--- BEGIN ---
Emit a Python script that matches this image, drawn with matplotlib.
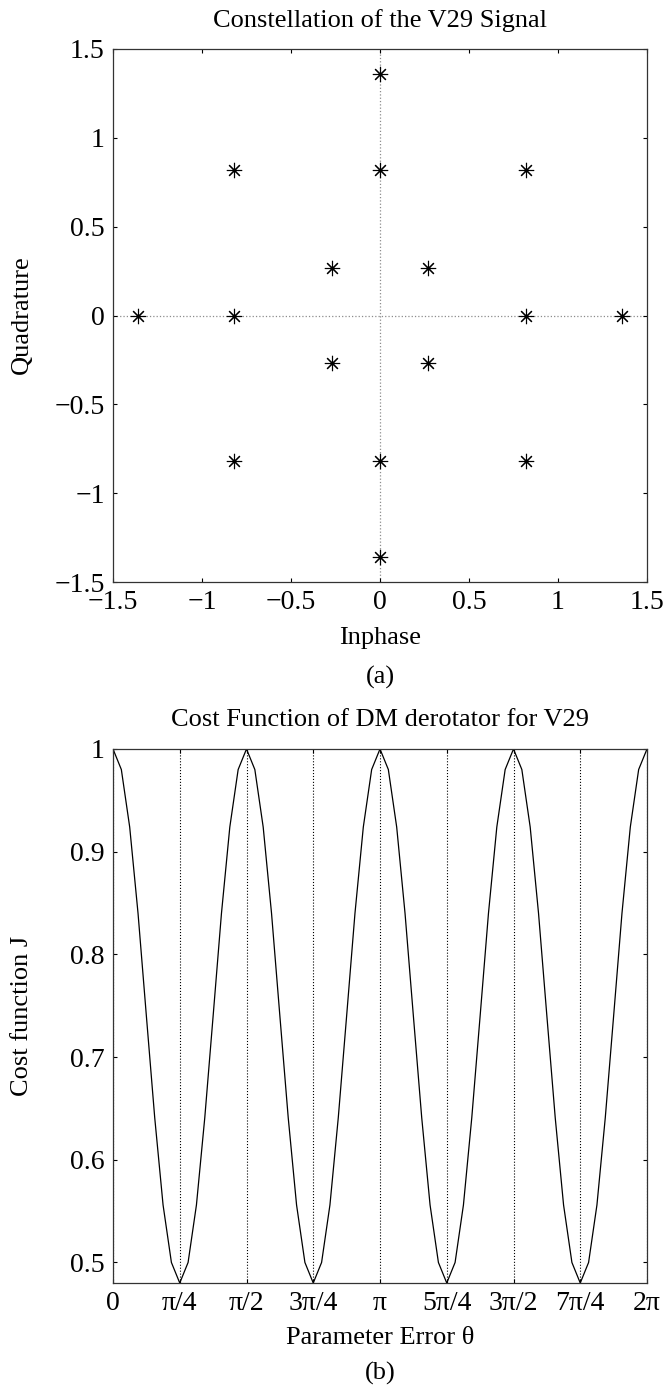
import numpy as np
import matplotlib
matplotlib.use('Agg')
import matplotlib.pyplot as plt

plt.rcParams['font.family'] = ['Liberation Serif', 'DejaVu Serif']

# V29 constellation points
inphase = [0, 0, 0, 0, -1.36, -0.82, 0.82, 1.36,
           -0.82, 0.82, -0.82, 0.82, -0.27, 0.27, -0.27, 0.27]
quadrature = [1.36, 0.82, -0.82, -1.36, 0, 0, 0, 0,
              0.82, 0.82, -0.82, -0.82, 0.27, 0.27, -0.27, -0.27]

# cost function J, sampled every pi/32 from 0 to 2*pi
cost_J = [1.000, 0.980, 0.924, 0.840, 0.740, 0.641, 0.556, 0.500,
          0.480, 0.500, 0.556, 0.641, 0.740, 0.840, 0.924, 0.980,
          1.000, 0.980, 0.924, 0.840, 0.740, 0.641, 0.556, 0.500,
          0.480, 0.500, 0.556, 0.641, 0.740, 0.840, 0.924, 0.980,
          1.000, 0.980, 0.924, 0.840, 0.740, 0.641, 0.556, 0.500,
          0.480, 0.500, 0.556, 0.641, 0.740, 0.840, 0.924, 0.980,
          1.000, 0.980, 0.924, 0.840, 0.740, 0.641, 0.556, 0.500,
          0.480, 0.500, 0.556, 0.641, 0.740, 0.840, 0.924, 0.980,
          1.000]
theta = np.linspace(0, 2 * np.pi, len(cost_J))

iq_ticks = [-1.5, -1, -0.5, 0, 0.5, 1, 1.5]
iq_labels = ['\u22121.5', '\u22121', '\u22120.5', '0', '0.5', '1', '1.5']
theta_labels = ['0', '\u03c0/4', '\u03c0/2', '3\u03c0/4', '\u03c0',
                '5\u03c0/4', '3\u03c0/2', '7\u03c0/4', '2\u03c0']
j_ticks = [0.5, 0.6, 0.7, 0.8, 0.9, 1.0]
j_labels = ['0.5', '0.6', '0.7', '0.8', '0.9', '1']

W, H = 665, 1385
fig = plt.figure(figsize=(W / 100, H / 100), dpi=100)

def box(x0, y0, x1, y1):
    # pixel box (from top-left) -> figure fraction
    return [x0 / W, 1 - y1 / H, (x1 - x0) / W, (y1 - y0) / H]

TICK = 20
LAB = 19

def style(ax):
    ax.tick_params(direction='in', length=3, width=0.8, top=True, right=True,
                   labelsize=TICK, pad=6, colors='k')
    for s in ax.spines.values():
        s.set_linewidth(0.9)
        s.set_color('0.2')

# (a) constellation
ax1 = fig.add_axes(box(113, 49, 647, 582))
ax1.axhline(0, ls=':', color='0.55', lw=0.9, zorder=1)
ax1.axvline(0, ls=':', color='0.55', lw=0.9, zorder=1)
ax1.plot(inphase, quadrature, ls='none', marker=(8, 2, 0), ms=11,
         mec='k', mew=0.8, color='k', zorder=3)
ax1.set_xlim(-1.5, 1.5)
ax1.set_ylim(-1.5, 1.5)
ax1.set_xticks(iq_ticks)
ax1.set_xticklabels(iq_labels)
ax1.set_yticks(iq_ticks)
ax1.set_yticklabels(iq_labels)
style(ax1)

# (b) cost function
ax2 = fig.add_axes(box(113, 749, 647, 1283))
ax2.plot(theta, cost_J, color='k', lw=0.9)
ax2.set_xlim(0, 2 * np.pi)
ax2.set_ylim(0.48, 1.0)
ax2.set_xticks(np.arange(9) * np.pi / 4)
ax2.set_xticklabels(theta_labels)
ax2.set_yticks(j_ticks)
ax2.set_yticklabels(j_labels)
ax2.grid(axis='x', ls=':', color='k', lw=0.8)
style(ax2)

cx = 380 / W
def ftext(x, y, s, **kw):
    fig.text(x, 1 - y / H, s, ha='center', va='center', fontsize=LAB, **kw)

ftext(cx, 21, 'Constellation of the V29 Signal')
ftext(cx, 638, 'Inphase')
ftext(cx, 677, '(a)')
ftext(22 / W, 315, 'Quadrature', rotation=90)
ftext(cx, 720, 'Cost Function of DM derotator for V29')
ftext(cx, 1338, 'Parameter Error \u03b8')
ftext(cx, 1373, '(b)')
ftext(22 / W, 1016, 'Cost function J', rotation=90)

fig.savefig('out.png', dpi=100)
--- END ---
--- BEGIN ---
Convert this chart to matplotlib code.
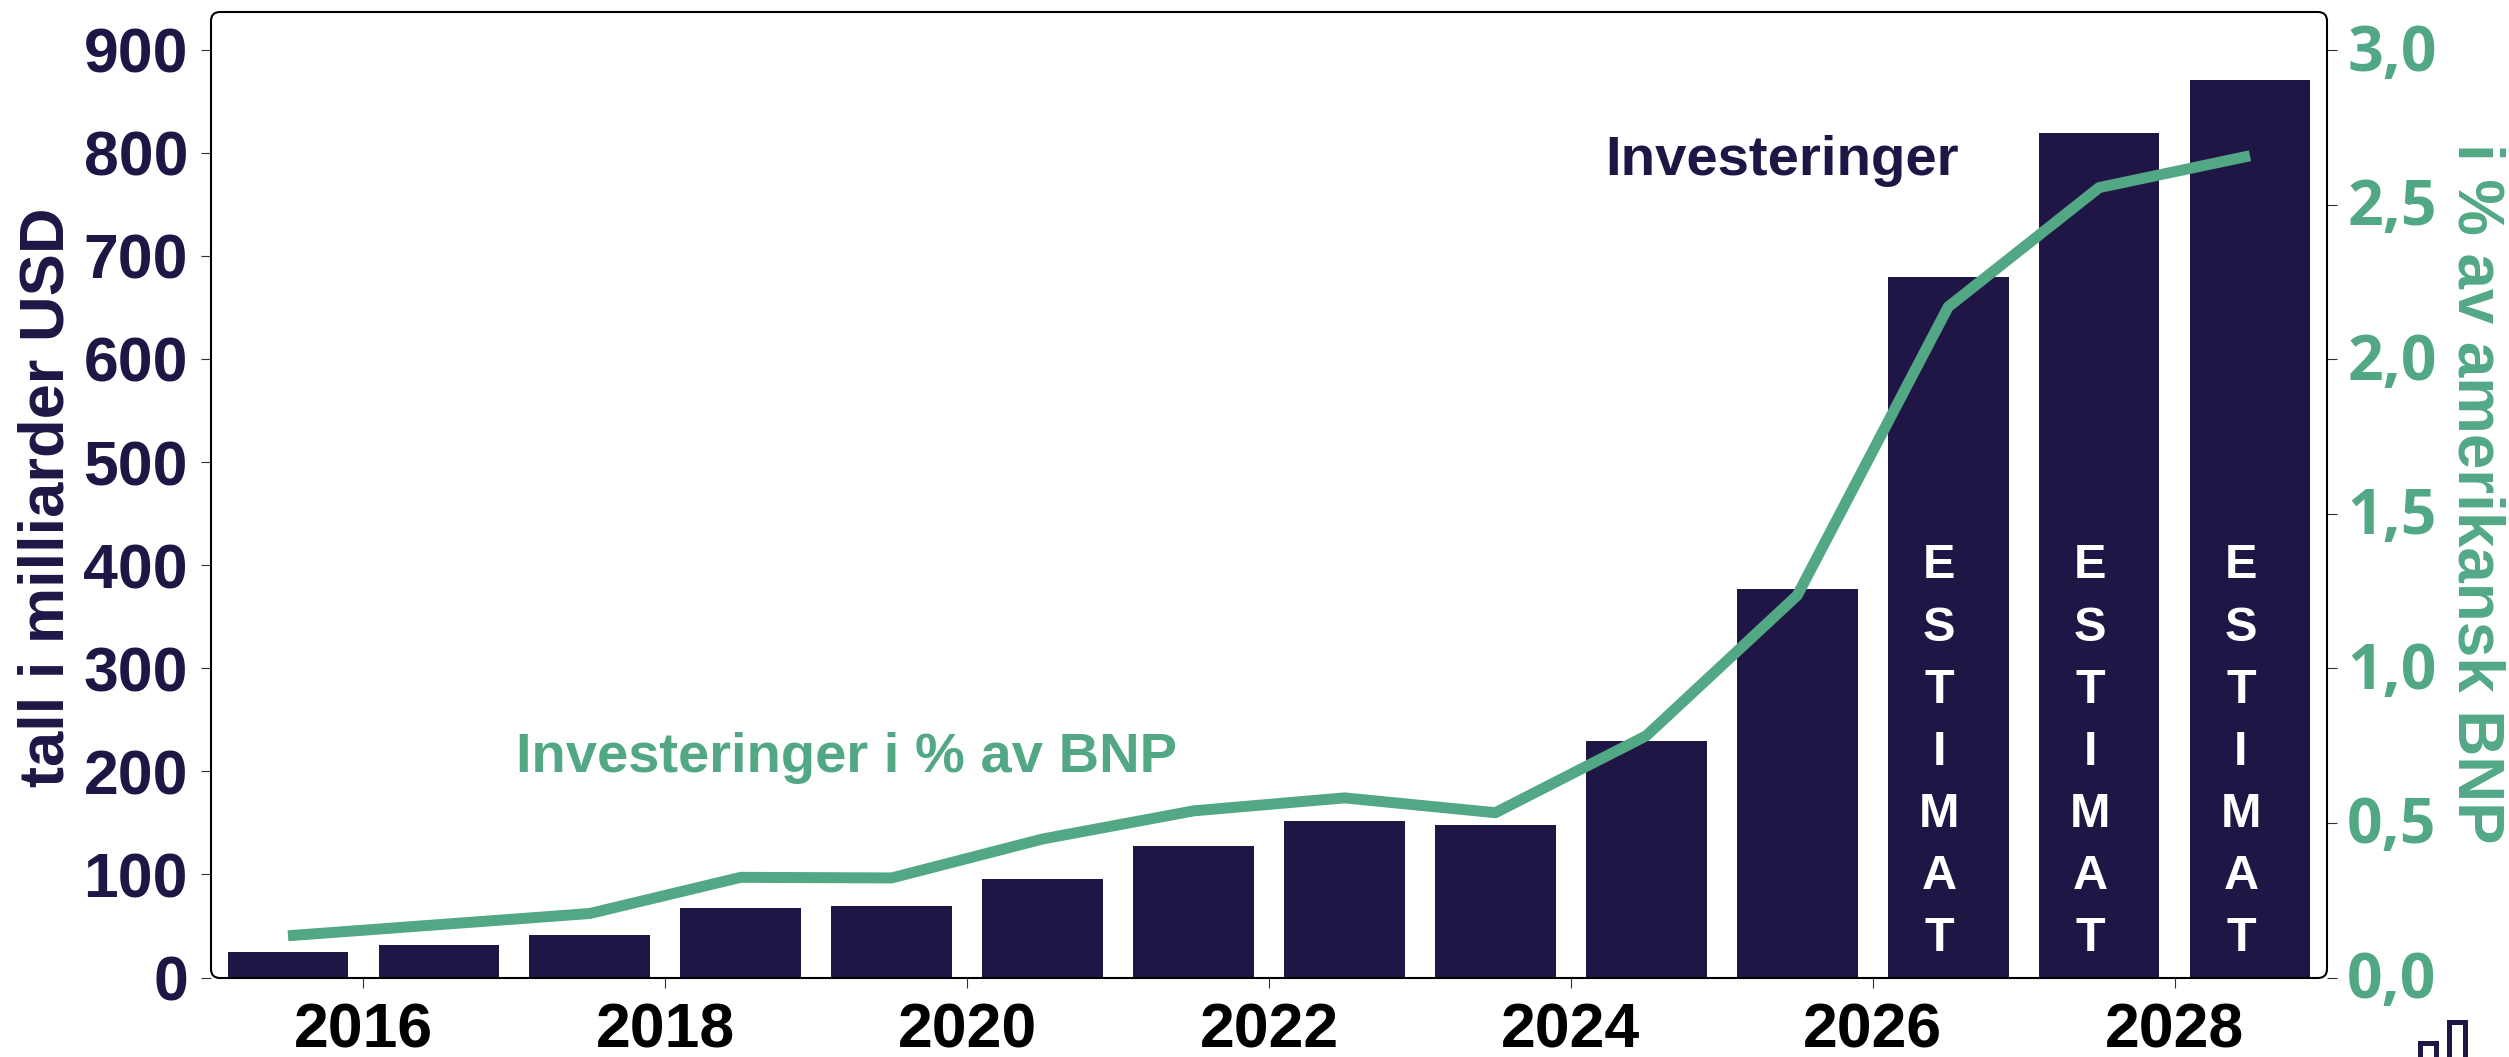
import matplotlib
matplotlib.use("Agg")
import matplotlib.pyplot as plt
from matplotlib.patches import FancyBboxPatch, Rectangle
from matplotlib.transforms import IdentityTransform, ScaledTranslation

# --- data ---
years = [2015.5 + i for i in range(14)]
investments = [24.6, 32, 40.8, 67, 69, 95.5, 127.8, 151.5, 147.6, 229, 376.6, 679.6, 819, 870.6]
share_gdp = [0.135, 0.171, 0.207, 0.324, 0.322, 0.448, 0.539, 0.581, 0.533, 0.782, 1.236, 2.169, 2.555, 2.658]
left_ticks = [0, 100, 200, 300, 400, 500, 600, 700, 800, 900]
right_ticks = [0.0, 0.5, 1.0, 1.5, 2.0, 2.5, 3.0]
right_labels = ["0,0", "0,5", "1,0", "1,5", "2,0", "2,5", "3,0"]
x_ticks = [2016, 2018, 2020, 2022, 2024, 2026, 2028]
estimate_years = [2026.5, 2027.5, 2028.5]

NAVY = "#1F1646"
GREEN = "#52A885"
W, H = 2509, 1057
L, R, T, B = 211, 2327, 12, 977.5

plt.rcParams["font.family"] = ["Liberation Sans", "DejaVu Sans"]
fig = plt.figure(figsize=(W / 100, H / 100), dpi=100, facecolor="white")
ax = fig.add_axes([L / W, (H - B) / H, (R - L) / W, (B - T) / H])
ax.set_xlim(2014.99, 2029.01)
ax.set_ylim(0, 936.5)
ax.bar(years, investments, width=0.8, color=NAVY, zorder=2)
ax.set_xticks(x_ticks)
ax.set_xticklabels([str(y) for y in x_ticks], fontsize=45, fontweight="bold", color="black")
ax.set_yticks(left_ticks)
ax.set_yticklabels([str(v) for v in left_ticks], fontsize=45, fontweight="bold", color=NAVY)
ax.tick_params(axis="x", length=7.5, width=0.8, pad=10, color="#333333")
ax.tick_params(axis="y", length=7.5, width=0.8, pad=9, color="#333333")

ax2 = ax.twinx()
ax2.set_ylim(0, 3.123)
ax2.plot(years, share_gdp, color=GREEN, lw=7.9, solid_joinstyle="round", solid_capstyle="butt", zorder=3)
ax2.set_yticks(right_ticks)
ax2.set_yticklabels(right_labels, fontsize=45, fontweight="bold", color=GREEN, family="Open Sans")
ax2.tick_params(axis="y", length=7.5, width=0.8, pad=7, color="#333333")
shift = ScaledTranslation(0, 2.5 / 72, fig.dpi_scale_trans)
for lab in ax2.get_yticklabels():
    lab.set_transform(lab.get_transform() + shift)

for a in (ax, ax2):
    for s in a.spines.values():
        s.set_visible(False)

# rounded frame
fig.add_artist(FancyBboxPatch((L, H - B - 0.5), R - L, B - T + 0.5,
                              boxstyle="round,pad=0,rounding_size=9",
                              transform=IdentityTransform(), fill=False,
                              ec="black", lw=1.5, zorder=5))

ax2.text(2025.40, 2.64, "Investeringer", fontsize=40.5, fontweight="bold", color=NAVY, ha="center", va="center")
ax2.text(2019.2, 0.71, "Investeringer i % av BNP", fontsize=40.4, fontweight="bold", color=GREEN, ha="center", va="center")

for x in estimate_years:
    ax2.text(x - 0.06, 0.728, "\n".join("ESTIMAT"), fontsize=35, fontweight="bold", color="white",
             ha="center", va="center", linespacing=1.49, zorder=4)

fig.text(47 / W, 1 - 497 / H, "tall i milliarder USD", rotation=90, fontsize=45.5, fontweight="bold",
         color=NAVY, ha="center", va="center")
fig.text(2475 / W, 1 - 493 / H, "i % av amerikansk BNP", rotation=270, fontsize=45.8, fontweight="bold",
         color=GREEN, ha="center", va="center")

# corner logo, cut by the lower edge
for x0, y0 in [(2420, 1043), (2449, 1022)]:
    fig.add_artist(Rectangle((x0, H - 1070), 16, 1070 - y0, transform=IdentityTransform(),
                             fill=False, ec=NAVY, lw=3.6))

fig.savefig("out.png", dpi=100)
--- END ---
Pictures in the material above should be skipped; print exactly the lines from the one with "Emit a Python" through the one with "theta = np.linspace(0, 2".

Emit a Python script that matches this image, drawn with matplotlib.
import numpy as np
import matplotlib
matplotlib.use('Agg')
import matplotlib.pyplot as plt

plt.rcParams['font.family'] = ['Liberation Serif', 'DejaVu Serif']

# V29 constellation points
inphase = [0, 0, 0, 0, -1.36, -0.82, 0.82, 1.36,
           -0.82, 0.82, -0.82, 0.82, -0.27, 0.27, -0.27, 0.27]
quadrature = [1.36, 0.82, -0.82, -1.36, 0, 0, 0, 0,
              0.82, 0.82, -0.82, -0.82, 0.27, 0.27, -0.27, -0.27]

# cost function J, sampled every pi/32 from 0 to 2*pi
cost_J = [1.000, 0.980, 0.924, 0.840, 0.740, 0.641, 0.556, 0.500,
          0.480, 0.500, 0.556, 0.641, 0.740, 0.840, 0.924, 0.980,
          1.000, 0.980, 0.924, 0.840, 0.740, 0.641, 0.556, 0.500,
          0.480, 0.500, 0.556, 0.641, 0.740, 0.840, 0.924, 0.980,
          1.000, 0.980, 0.924, 0.840, 0.740, 0.641, 0.556, 0.500,
          0.480, 0.500, 0.556, 0.641, 0.740, 0.840, 0.924, 0.980,
          1.000, 0.980, 0.924, 0.840, 0.740, 0.641, 0.556, 0.500,
          0.480, 0.500, 0.556, 0.641, 0.740, 0.840, 0.924, 0.980,
          1.000]
theta = np.linspace(0, 2 * np.pi, len(cost_J))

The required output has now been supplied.